For alfalfa, this is very important because we don’t have a good yield monitor like we do for corn and soybeans, where we can easily collect yield maps. “For alfalfa, if we want yield maps to understand the variability within a field, we can use drone technology and imaging to do this,” she says.
“This is more important with alfalfa than for corn and soybeans because it can save a lot of labor and costs, to provide the necessary yield and quality maps. We are also working on some satellite-derived remote sensing. The drone can provide higher-resolution data because the drone is closer to earth than the satellite, but we need to send some people into the field to operate the drone and to collect the image data. For the satellite imaging, we can gain access to the publicly available data online. This is something we are looking at right now,” says Zhang.
It is crucial to determine optimum harvest timing for alfalfa because as the yield goes up, the quality goes down. “We need to try to find the best balance, so we keep monitoring the crop using the satellite images and find the cutoff point in that window for optimum time of harvest. This is what we are currently working on,” she says.

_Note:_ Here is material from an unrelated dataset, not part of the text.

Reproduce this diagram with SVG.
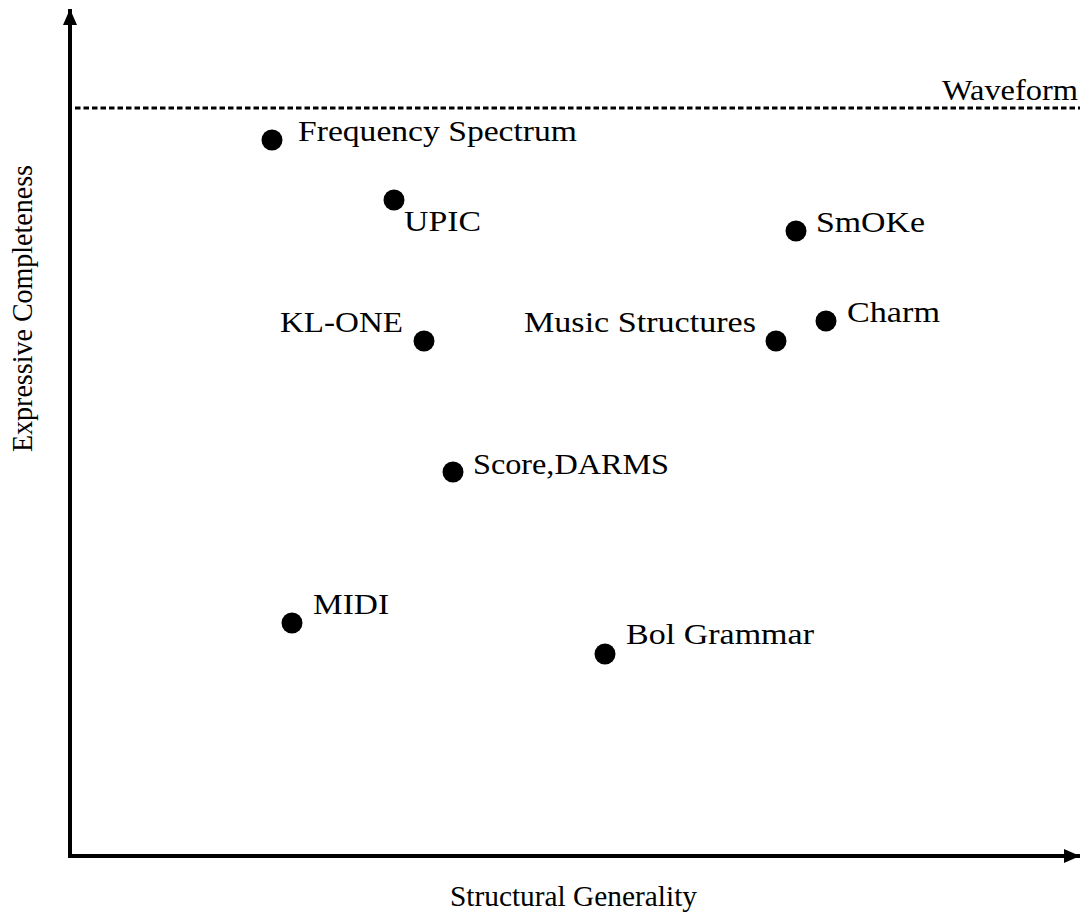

Remotely sensed data will become even more useful for farmers over time as we learn to estimate and predict yield and forage quality. This USDA project was initiated in 2021 by the University of Wisconsin, Purdue University and Cornell University. A web-based program will be developed to provide timely estimates of alfalfa yield and quality at the field scale for optimizing harvest scheduling. Data collected by Sentinel-1 (radar sensor) and Sentinel-2 (optical sensor) satellites will be combined with CubeSat data, along with weather data, to generate models for predicting the best harvest date.
Satellite imagery has improved. Before 2015, there were satellites that provided images at five- to 15-day intervals. In 2015, satellites were launched that provide images daily. Image resolution (the ground distance that each image pixel covers) of earlier satellites was not as high as what we have today. Satellite data may now allow an estimate of the yield and quality of alfalfa with precision and accuracy similar to that of a field spectrometer.
“We are trying to provide alfalfa growers with economically optimum harvesting recommendations. The platform will include explicit consideration of alfalfa growth and quality changes, drying rates and weather-related risks incurred during harvest. The developed online platform will serve as a one-stop portal to provide easy-to-use tools to assess different cutting options and develop plans that best satisfy each grower’s risk preferences. This platform is called Alfadvisor,” Zhang says.